Troubleshooting Wave Velocity on a Piano Wire

[ac7597]

Homework Statement

Joe Edison has a great idea for an invention: he'll transmit power across the city without electricity -by using pianos. If a piano wire stretches from each apartment to the power station, then a worker can play a piano in the station, sending a disturbance along the wire and into each home. A simple device can then convert the disturbance into useful energy ...

To test his idea, Joe sets up a miniature model. He starts with a piece of piano wire of length L=1.6 m and mass m=7 grams. He stretches the wire on a truss so that it has a tension T=280 Newtons. Joe then repeatedly whacks one end of the wire, creating a wave of amplitude 2 mm in height and angular frequency 50 radians per second.

What is the speed at which the wave runs down the wire?

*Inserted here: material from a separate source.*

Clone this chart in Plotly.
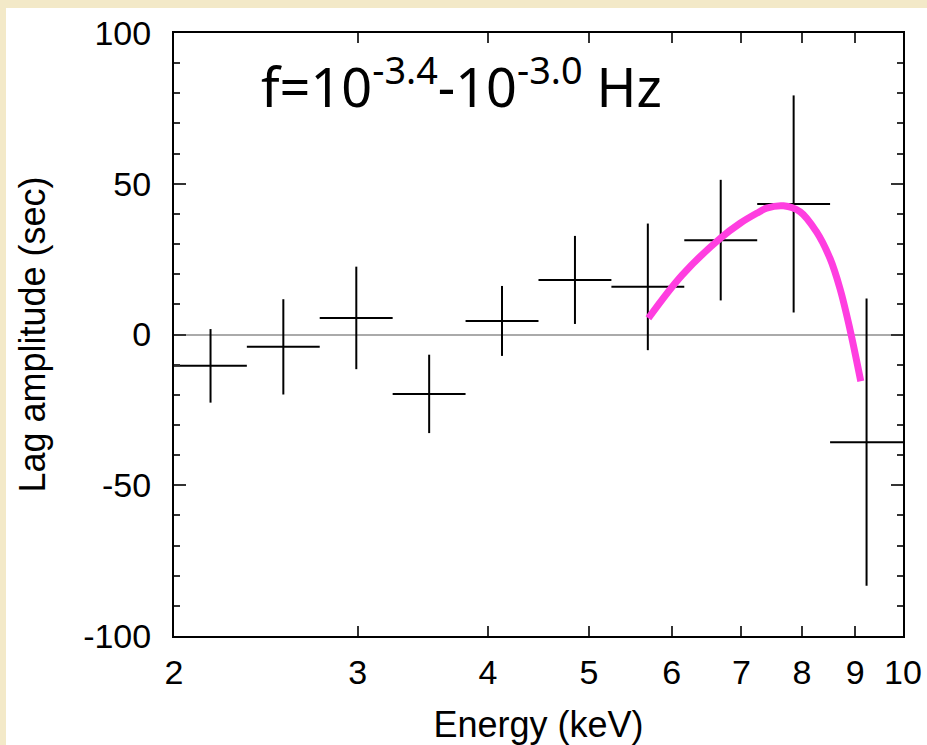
import plotly.graph_objects as go

# Energy bins (keV): centres and bin edges
energy = [2.168, 2.546, 2.991, 3.513, 4.126, 4.847, 5.693, 6.687, 7.855, 9.227]
e_lo = [2.000, 2.349, 2.759, 3.241, 3.807, 4.472, 5.253, 6.170, 7.248, 8.513]
e_hi = [2.349, 2.759, 3.241, 3.807, 4.472, 5.253, 6.170, 7.248, 8.513, 10.00]

# Lag amplitude (sec) and its 1-sigma error
lag = [-10.4, -4.1, 5.5, -19.7, 4.5, 18.1, 15.8, 31.3, 43.3, -35.7]
lag_err = [12.2, 15.8, 17.0, 13.0, 11.6, 14.6, 21.0, 20.0, 36.0, 47.6]

# Model curve
model_e = [5.70, 6.14, 6.68, 6.98, 7.24, 7.40, 7.68, 7.97, 8.26, 8.51, 8.70, 8.89, 9.11]
model_lag = [5.4, 19.7, 31.9, 36.9, 40.2, 41.9, 42.7, 40.7, 34.1, 25.3, 15.3, 2.1, -15.5]

x_tick_vals = [2, 3, 4, 5, 6, 7, 8, 9, 10]
y_tick_vals = [-100, -50, 0, 50, 100]
y_tick_text = ["-100", "-50", "0", "50", "100"]

err_plus_x = [h - c for h, c in zip(e_hi, energy)]
err_minus_x = [c - l for c, l in zip(energy, e_lo)]

fig = go.Figure()

fig.add_trace(go.Scatter(
    x=energy, y=lag, mode="markers",
    marker=dict(size=1, color="rgba(0,0,0,0)"),
    error_x=dict(type="data", symmetric=False, array=err_plus_x, arrayminus=err_minus_x,
                 color="black", thickness=2, width=0),
    error_y=dict(type="data", array=lag_err, color="black", thickness=2, width=0),
    showlegend=False, hoverinfo="skip",
))

fig.add_trace(go.Scatter(
    x=model_e, y=model_lag, mode="lines",
    line=dict(color="#ff3ee0", width=7, shape="spline", smoothing=1.0),
    showlegend=False, hoverinfo="skip",
))

L, R, T, B = 174, 24, 33, 109
W, H = 927, 745
pw, ph = W - L - R, H - T - B


def px_x(p):
    return (p - L) / pw


def px_y(p):
    return (H - B - p) / ph


# parchment border strips along the left and top edges of the page
strip = dict(type="rect", xref="paper", yref="paper", layer="below",
             fillcolor="#f3e9c8", line=dict(width=0))
fig.add_shape(**strip, x0=px_x(-5), x1=px_x(6), y0=px_y(H + 5), y1=px_y(-5))
fig.add_shape(**strip, x0=px_x(-5), x1=px_x(W + 5), y0=px_y(8), y1=px_y(-5))

fig.add_annotation(
    text="f=10<sup>-3.4</sup>-10<sup>-3.0</sup> Hz",
    xref="paper", yref="paper", x=px_x(461), y=px_y(84),
    xanchor="center", yanchor="middle", showarrow=False,
    font=dict(family="Noto Sans", size=54, color="black"),
)

tick_font = dict(family="Liberation Sans, Arial, sans-serif", size=34, color="black")
title_font = dict(family="Liberation Sans, Arial, sans-serif", size=36, color="black")

fig.update_xaxes(
    type="log", range=[0.30103, 1.0], automargin=False,
    tickvals=x_tick_vals, ticktext=[str(v) for v in x_tick_vals],
    ticks="inside", ticklen=10, tickwidth=1.5, tickcolor="#333",
    showline=True, linecolor="black", linewidth=2, mirror="allticks",
    showgrid=False, zeroline=False, tickfont=tick_font, ticklabelstandoff=5,
    title=dict(text="Energy (keV)", font=title_font, standoff=23),
)
fig.update_yaxes(
    range=[-100, 100], tickvals=y_tick_vals, ticktext=y_tick_text, automargin=False,
    ticks="inside", ticklen=12, tickwidth=1.5, tickcolor="#333",
    minor=dict(dtick=10, ticks="inside", ticklen=6, tickwidth=1.5, tickcolor="#333"),
    showline=True, linecolor="black", linewidth=2, mirror="allticks",
    showgrid=False, zeroline=True, zerolinecolor="#aaaaaa", zerolinewidth=1.5,
    tickfont=tick_font, ticklabelstandoff=14,
    title=dict(text="Lag amplitude (sec)", font=title_font, standoff=27),
)

fig.update_layout(
    width=W, height=H,
    margin=dict(l=L, r=R, t=T, b=B),
    paper_bgcolor="white", plot_bgcolor="white",
)

fig.write_html("out.html")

What is the rate at which energy is transmitted down the wire? Express your answer in Joules per second.

Relevant Equations

power= (1/2)(velocity)(mass length)(angular frequency)^2 (amplitude)^2

angular frequency= 50 rad/s= 2*pi*frequency
frequency= 7.96 Hz

k=2*pi/wavelength
k=2*pi/(2*1.6m) = 1.96
velocity=angular frequency/ k
velocity=50/ 1.96 = 25.5 m/s
For some reason this velocity is wrong

 

[Cutter Ketch]

That would all be correct IF the wave was the fundamental oscillation of the wire. (your assumption that the wavelength is 2*L) It is not. You need to find the velocity based on the given properties of the wire. You will find the velocity is much higher and the wavelength is much shorter.